Desfondados y medio muertos llegaron los jugadores del Real Madrid a la tanda de penaltis contra el Manchester City. Hasta los no futboleros vibraron este miércoles por la noche.
El partido fue un ejercicio de sufrimiento para quienes lo jugaron y para quien lo vio, con un Madrid arrinconado durante más de cien minutos, pero que decidió, con casi todo en contra, plantar cara hasta el final.
Una resistencia agónica a un asedio constante, de esas de las que, en cualquier otro contexto que no sea el futbolístico, ahora se diría que no hay que romantizar. Que "no es para tanto ver a 22 tíos en calzones dando patadas a un balón".

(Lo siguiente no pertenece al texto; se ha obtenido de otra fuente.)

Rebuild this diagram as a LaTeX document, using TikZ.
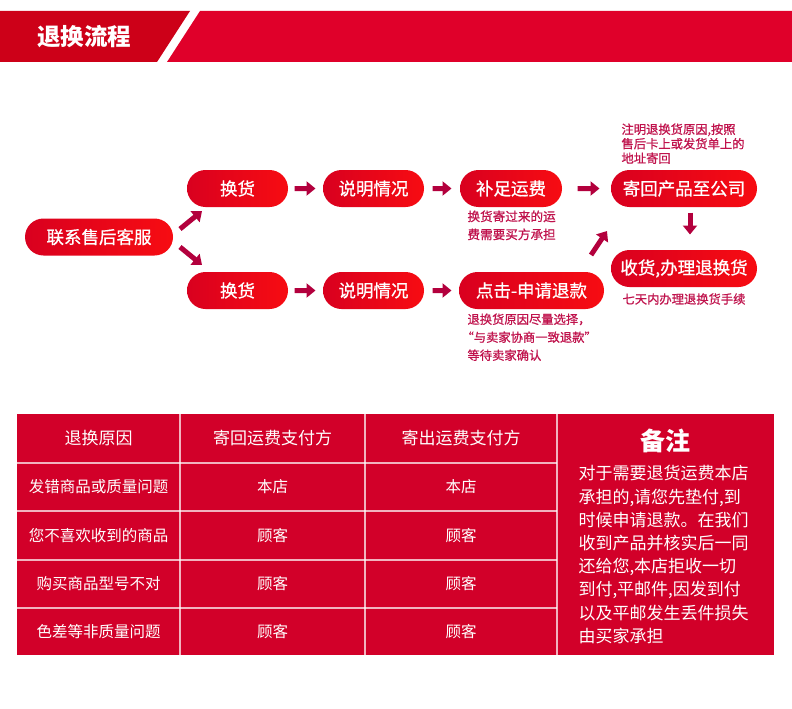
\documentclass[tikz,border=0pt]{standalone}
\usepackage{fontspec}
\setmainfont{Noto Sans CJK SC}
\newfontfamily\cjkmed[FakeBold=0.8]{Noto Sans CJK SC}
\usetikzlibrary{arrows.meta, shapes.misc, calc}
\definecolor{chdark}{HTML}{CD0018}
\definecolor{chred}{HTML}{E0002A}
\definecolor{cpillL}{HTML}{D9001F}
\definecolor{cpillM}{HTML}{C4001F}
\definecolor{cpillR}{HTML}{F70C12}
\definecolor{carrow}{HTML}{B3003D}
\definecolor{cnote}{HTML}{C0124C}
\definecolor{ctable}{HTML}{D20029}
\tikzset{
  every picture/.style={line width=1pt},
  pill/.style={rounded rectangle, minimum height=37pt, minimum width=#1, inner sep=0pt,
    left color=cpillL, middle color=cpillM, right color=cpillR, text=white,
    font=\cjkmed\fontsize{17.5}{20}\selectfont},
  pill/.default=101pt,
  arrow/.style={-{Triangle[length=9pt, width=14pt]}, draw=carrow, line width=5pt},
  note/.style={text=cnote, align=left, inner sep=0pt, anchor=north west,
    font=\cjkmed\fontsize{12.3}{18}\selectfont},
  cell/.style={text=white, inner sep=0pt, font=\fontsize{15.5}{18}\selectfont},
  headcell/.style={text=white, inner sep=0pt, font=\fontsize{17}{20}\selectfont},
  grid/.style={draw=white, draw opacity=0.7, line width=1.2pt},
}

\begin{document}
\begin{tikzpicture}[x=1pt, y=-1pt]
  \useasboundingbox[fill=white] (0,0) rectangle (792,709);
  % header band
  \fill[chdark] (0,11) -- (190,11) -- (157,62) -- (0,62) -- cycle;
  \fill[chred] (200,11) -- (792,11) -- (792,62) -- (167,62) -- cycle;
  \node[text=white, font=\fontsize{23.5}{26}\selectfont\bfseries] (ttl) at (84,37) {退换流程};

  % flow
  \node[pill=148pt] (kf) at (99,237) {联系售后客服};
  \node[pill] (hh1) at (237.5,188.5) {换货};
  \node[pill] (sm1) at (373.5,188.5) {说明情况};
  \node[pill=102pt] (bz) at (511,188.5) {补足运费};
  \node[pill=146pt] (hg) at (684,188.5) {寄回产品至公司};
  \node[pill] (hh2) at (237.5,290.5) {换货};
  \node[pill] (sm2) at (373.5,290.5) {说明情况};
  \node[pill=145pt] (dj) at (531.5,290.5) {点击-申请退款};
  \node[pill=146pt] (sh) at (684,268.5) {收货,办理退换货};

  \coordinate (d1s) at (180,229); \coordinate (d1e) at (202,211);
  \coordinate (d2s) at (180,247); \coordinate (d2e) at (202,265);
  \coordinate (d3s) at (591,255); \coordinate (d3e) at (607,231);
  \draw[arrow] (d1s) -- (d1e);
  \draw[arrow] (d2s) -- (d2e);
  \draw[arrow] (d3s) -- (d3e);
  \draw[arrow, shorten <=6pt, shorten >=7pt] (hh1) -- (sm1);
  \draw[arrow, shorten <=8pt, shorten >=8pt] (sm1) -- (bz);
  \draw[arrow, shorten <=15pt, shorten >=11pt] (bz) -- (hg);
  \draw[arrow, shorten <=6pt, shorten >=7pt] (hh2) -- (sm2);
  \draw[arrow, shorten <=8pt, shorten >=7pt] (sm2) -- (dj);
  \draw[arrow, shorten <=5pt, shorten >=15pt] ([xshift=6pt]hg.south) -- ([xshift=6pt]sh.north);

  \node[note, font=\cjkmed\fontsize{12.3}{14.5}\selectfont] (nt1) at (621,123) {注明退换货原因,按照\\售后卡上或发货单上的\\地址寄回};
  \node[note, font=\cjkmed\fontsize{12.6}{18}\selectfont] (nt2) at (467,210) {换货寄过来的运\\费需要买方承担};
  \node[note] (nt3) at (467,313) {退换货原因尽量选择，\\\kern-6pt“与卖家协商一致退款”\\等待卖家确认};
  \node[text=cnote, font=\cjkmed\fontsize{12.3}{14}\selectfont] (nt4) at (684,299) {七天内办理退换货手续};

  % table
  \fill[ctable] (17,414) rectangle (774,655);
  \foreach \y in {463,511,560,608}
    \draw[grid] (17,\y) -- (557,\y);
  \foreach \x in {180,365,557}
    \draw[grid] (\x,414) -- (\x,655);
  \node[headcell] (th1) at (98.5,438) {退换原因};
  \node[headcell] (th2) at (272.5,438) {寄回运费支付方};
  \node[headcell] (th3) at (461,438) {寄出运费支付方};
  \foreach \y/\r/\a/\b in {487/发错商品或质量问题/本店/本店, 535.5/您不喜欢收到的商品/顾客/顾客,
      584/购买商品型号不对/顾客/顾客, 632/色差等非质量问题/顾客/顾客} {
    \node[cell] at (98.5,\y) {\r};
    \node[cell] at (272.5,\y) {\a};
    \node[cell] at (461,\y) {\b};
  }
  \node[text=white, font=\fontsize{25}{28}\selectfont\bfseries] (bz2) at (665.5,441) {备注};
  \node[text=white, align=left, inner sep=0pt, anchor=north west, font=\fontsize{17}{23.2}\selectfont] (memo) at (578,465)
    {对于需要退货运费本店\\承担的,请您先垫付,到\\时候申请退款。在我们\\收到产品并核实后一同\\还给您,本店拒收一切\\到付,平邮件,因发到付\\以及平邮发生丢件损失\\由买家承担};
\end{tikzpicture}
\end{document}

Esfuerzo, lucha y resistencia son virtudes en declive, salvo que las llamemos "resiliencia" y sean el título de un libro, de una ley o de un eslogan de campaña.
Y quizá por eso el miércoles el Real Madrid (y en concreto uno de sus protagonistas) fue el equipo de casi todos. O de muchos.
El equipo blanco hizo gala de una épica inusual, porque en el deporte sí está permitido no medir la fortaleza, no pasarse de resiliencia, no calcular al milímetro la contribución de uno y de otro, y no bajar los brazos, aunque uno no quiera o no pueda seguir.
Un poco merengona esta columna, en efecto.
Así fue como el Real Madrid demostró que está bien eso de sacrificarse por el resultado de todos, no aflojar cuando todo invite a hacerlo, y seguir resistiendo cuando no puedes más y nada anime a un cambio en el marcador.
Ah, qué cosas nos pasan a los españoles. Ahora pensamos "menos mal que nos queda el fútbol", ese deporte tan heterobásico que nos recuerda las cosas que seguimos apreciando, aunque no las practiquemos.
A todos nos gusta un buen espectáculo de virtudes puestas en juego, aunque sea dando patadas a un balón. Así descubre uno que la victoria sabe mejor cuánto más cuesta. Porque no sólo se ha ganado un partido, sino que se ha forjado un carácter.
Vamos, que eso de aprender para vivir bien, haciendo bien las cosas y pensando en el equipo es lo que a uno verdaderamente le llena.
Pero más que el Madrid, nos ha conquistado su portero, un tipo llamado Andriy Lunin.
En medio de tanta estrella, un portero sencillo, de los que calienta el banquillo temporada tras temporada, salvó el partido en la tanda de penaltis y dejó que otros coparan la señal de televisión durante la fiesta posterior al penalti marcado por Rudiger.
— Antonio Rüdiger (@ToniRuediger) April 17, 2024
Mientras los Vinicius, Bellingham, Rodrygo y demás saltaban vallas, los ojos se iban (con cierto esfuerzo, porque estaba en segundo plano) a un contenido Lunin, espigado, pelo corto, cara despejada, que caminaba sereno por el campo, tranquilo por haber hecho bien ese trabajo por el que cobra a fin de mes.
Qué extraña y elegante se hace esa discreción en esta vida-espectáculo a la que estamos acostumbrados, tan llena de cascarones vacíos.
Y, encima, ucraniano. La metáfora es perfecta, redonda. Se cuenta sola.
Luchando por no perder la dignidad, el Real Madrid acabó ganándolo todo gracias a los guantes de Lunin: el partido, la eliminatoria y la épica.
Una épica de la que todavía disfrutamos todos. Se agradece.